All of which serves to illustrate a final object lesson of the Blackout—the predictable, virtually automatic, responses of various members of society when confronted by crisis: soldiers fall back on their weapons; clergymen fall back on their prayers; doctors fall back on their antibiotics, bureaucrats fall back on their desks; and politicians fall back on their asses. But people fall back on one another, and in that fact must remain all the hopes—however minimal—for the survival of the human race.

Sidebar: Blackout Baby Boom

N.Y. Births Soar On 9-Month Anniversary

NEW YORK (AP) The New York Times said Wednesday that several large metropolitan hospitals reported sharp increases in births during the last 36 hours, precisely nine months after the great New York blackout of Nov. 9, 1965.

(Jimmy Breslin, in a special dispatch to the Chicago Sun-Times last Friday, predicted just such a by-product of the power failure.)

Hospitals in areas where lights were restored in two to three hours reported normal birth rates, the newspaper said.
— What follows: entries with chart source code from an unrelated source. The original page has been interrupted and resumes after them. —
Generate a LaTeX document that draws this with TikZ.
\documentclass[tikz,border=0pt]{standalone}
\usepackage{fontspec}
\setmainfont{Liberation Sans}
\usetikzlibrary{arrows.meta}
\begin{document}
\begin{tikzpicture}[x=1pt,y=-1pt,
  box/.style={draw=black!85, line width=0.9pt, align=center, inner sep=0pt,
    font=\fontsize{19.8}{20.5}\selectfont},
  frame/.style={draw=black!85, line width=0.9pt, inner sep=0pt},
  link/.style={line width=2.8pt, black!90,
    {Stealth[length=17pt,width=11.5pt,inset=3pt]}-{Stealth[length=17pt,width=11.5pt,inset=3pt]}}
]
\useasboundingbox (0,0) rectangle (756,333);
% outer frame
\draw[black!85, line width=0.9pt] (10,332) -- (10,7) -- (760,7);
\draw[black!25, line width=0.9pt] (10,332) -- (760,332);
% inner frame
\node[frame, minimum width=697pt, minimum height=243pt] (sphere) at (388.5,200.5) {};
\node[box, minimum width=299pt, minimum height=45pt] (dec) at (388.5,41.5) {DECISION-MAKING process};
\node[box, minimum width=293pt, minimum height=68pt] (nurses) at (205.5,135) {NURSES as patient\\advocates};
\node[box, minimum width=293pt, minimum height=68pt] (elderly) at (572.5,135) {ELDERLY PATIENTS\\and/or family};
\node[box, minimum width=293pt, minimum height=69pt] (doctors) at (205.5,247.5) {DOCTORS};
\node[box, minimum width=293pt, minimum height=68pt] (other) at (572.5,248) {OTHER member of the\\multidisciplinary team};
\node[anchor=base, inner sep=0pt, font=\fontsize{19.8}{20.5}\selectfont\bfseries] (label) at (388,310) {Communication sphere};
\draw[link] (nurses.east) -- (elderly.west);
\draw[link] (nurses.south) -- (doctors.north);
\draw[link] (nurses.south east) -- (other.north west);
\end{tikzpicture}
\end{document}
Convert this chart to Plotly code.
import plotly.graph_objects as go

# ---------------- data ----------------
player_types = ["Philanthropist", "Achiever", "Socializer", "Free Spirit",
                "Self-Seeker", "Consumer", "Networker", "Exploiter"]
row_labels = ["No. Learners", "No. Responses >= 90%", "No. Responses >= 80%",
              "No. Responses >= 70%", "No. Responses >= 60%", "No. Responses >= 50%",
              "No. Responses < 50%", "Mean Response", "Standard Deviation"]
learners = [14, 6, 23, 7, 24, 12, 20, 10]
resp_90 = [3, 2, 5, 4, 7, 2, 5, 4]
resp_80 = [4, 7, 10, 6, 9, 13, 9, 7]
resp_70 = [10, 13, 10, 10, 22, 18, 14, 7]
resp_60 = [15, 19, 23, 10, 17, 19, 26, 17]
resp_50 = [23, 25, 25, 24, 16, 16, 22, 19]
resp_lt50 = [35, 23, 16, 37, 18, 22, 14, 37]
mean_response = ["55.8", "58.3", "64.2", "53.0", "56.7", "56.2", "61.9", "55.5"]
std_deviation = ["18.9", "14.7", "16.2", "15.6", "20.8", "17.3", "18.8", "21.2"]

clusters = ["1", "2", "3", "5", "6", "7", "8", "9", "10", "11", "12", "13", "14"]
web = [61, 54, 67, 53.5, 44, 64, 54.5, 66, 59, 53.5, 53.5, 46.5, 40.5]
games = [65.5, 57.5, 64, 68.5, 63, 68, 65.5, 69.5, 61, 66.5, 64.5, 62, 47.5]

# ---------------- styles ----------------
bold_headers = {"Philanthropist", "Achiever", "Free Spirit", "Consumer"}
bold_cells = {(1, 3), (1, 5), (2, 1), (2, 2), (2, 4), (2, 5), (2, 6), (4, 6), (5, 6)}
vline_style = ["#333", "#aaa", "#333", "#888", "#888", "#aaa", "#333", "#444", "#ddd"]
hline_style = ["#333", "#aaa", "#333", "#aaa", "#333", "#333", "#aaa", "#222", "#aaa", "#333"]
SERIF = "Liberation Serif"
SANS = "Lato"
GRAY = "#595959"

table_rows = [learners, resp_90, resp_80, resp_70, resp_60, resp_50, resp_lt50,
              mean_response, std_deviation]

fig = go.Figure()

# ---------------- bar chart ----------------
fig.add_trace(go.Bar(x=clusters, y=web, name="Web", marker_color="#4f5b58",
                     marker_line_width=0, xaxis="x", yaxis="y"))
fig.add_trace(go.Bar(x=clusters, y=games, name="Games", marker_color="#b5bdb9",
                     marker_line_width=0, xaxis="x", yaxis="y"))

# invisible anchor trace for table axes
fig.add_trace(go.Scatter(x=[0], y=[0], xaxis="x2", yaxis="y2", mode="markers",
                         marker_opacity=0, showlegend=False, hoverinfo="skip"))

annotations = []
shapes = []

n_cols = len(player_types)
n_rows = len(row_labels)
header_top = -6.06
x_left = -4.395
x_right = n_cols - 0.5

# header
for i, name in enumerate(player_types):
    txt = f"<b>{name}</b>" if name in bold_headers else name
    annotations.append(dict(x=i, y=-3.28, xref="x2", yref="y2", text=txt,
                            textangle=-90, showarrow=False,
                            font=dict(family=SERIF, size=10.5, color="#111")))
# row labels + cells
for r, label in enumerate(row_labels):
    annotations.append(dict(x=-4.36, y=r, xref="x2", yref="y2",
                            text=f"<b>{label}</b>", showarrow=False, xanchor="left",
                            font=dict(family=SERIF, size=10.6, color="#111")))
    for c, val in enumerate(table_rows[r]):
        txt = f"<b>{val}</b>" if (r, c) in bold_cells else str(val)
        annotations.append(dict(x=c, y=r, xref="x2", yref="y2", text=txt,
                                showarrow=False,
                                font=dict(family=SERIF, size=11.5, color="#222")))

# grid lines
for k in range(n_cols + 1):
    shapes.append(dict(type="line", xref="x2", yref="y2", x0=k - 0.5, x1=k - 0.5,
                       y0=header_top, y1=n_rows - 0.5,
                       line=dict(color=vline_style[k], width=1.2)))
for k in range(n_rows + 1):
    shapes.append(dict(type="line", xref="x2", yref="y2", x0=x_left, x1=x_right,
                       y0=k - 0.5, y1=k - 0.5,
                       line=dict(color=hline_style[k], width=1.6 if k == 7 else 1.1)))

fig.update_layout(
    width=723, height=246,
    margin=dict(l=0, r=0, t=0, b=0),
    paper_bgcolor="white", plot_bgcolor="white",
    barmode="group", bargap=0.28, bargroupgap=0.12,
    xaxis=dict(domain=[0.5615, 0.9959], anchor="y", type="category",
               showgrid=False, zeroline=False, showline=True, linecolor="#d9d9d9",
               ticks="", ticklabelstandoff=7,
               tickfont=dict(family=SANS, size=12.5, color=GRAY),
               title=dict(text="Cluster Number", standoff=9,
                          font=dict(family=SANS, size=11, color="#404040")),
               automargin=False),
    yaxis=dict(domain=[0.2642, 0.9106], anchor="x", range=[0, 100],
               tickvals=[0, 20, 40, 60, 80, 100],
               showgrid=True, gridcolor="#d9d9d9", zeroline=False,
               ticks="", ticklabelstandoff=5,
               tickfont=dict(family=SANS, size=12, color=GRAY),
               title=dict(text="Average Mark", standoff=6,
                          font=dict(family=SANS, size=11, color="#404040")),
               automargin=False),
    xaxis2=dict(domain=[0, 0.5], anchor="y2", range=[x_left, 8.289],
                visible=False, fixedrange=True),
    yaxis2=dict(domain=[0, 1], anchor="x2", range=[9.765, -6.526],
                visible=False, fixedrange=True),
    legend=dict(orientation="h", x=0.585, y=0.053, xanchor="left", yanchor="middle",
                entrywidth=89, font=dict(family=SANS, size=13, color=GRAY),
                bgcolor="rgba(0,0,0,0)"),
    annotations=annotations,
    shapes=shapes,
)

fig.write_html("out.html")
But some hospitals in areas where lights remained off all night reported increases of more than 100 per cent, it added.

Sociologists and obstetricians were reluctant to tie the two events together, the Times said in reporting the results of its survey. It did quote sociologist Paul Siegel, who is conducting a study of the blackout’s impact, as saying:

“The lights went out and people were left to interact with each other.”

Lights dimmed in New York City at twilight nine months ago at 5:27 p.m. and stayed off in some areas until 9 a.m. the next morning. At its height an estimated 30,000,000 people in eight states and one Canadian province were affected.